• EXERCISE DIRECTIONS: Starting with the first line of the listing, quote each line exactly until and including the one with "import numpy as np", leaving pictures out.

• INFORMATION SUPPLIED:
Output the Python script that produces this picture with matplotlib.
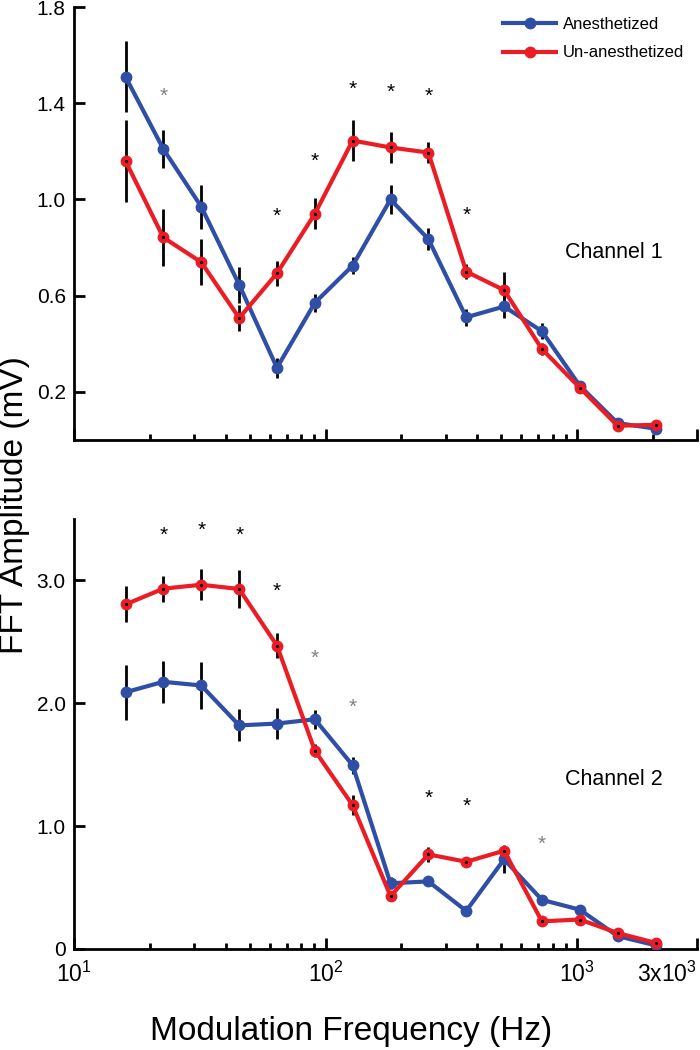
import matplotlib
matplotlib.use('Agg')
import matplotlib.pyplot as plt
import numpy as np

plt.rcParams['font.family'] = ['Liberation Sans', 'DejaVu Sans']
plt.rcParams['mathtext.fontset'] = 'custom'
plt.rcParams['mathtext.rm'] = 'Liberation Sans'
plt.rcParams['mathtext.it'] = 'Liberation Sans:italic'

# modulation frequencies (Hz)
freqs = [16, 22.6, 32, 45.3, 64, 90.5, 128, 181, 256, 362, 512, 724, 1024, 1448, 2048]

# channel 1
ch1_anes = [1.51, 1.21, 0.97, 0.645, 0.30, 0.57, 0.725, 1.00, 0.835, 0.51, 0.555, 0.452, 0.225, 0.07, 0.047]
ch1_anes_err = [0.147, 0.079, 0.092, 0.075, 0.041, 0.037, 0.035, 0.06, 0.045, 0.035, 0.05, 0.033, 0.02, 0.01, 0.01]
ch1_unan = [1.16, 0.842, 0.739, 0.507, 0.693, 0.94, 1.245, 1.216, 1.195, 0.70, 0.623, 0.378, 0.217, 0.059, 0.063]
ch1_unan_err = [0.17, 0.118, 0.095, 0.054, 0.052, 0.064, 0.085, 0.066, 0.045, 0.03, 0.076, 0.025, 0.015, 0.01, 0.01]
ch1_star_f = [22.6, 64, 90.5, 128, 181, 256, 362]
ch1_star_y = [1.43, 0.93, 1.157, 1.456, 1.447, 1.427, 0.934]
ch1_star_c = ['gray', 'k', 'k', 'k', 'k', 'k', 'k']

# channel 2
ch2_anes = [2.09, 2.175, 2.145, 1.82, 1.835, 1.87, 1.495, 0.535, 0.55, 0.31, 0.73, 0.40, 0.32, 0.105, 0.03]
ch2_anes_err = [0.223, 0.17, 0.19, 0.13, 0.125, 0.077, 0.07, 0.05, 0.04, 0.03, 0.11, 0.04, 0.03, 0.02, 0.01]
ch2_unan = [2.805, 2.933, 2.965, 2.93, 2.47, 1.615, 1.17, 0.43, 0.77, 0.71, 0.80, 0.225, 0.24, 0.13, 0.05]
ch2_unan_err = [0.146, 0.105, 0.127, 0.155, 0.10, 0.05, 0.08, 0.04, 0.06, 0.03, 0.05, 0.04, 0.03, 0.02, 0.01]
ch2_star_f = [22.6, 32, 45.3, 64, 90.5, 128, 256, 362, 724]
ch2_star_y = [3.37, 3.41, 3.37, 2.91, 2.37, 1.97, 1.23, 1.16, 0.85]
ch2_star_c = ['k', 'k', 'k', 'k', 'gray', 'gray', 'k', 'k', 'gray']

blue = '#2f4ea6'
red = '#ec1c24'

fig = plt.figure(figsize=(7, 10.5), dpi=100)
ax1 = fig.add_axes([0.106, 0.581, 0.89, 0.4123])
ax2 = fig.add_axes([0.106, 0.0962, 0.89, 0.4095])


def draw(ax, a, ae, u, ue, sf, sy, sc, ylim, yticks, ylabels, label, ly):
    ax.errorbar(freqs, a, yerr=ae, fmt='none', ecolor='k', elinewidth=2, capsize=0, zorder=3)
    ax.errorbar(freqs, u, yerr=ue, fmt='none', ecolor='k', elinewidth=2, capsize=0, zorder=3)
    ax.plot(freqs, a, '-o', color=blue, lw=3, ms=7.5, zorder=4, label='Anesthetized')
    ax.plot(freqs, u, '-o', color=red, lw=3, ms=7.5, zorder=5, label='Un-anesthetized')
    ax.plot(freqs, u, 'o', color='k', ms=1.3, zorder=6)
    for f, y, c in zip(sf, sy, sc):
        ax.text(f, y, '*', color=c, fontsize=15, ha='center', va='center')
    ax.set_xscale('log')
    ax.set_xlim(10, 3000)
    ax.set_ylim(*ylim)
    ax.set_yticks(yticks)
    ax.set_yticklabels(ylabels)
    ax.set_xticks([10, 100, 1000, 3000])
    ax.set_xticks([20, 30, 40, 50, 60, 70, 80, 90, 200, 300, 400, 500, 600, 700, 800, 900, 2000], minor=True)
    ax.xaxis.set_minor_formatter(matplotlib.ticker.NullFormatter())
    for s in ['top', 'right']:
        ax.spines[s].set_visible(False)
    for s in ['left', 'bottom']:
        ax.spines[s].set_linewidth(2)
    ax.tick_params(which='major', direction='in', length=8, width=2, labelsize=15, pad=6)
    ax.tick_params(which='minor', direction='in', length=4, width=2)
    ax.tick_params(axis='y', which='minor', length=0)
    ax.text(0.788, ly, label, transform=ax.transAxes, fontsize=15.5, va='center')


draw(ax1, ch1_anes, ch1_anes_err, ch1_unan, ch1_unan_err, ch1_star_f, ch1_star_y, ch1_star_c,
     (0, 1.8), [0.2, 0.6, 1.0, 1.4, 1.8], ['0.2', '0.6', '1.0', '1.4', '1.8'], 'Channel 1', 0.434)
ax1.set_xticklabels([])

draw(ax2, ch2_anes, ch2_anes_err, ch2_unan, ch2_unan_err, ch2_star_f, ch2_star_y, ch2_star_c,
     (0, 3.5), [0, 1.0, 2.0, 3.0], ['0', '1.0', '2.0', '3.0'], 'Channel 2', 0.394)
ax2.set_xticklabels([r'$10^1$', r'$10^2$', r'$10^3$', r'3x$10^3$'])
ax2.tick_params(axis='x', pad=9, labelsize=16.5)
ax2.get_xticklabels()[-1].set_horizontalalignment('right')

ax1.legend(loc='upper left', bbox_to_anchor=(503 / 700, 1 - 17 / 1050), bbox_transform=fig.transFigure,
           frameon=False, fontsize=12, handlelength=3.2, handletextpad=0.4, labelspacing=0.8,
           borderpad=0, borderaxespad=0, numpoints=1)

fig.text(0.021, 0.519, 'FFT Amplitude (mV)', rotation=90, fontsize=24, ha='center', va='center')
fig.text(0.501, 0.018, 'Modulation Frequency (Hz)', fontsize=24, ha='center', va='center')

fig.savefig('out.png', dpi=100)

• FULL RESPONSE:
Output the Python script that produces this picture with matplotlib.
import matplotlib
matplotlib.use('Agg')
import matplotlib.pyplot as plt
import numpy as np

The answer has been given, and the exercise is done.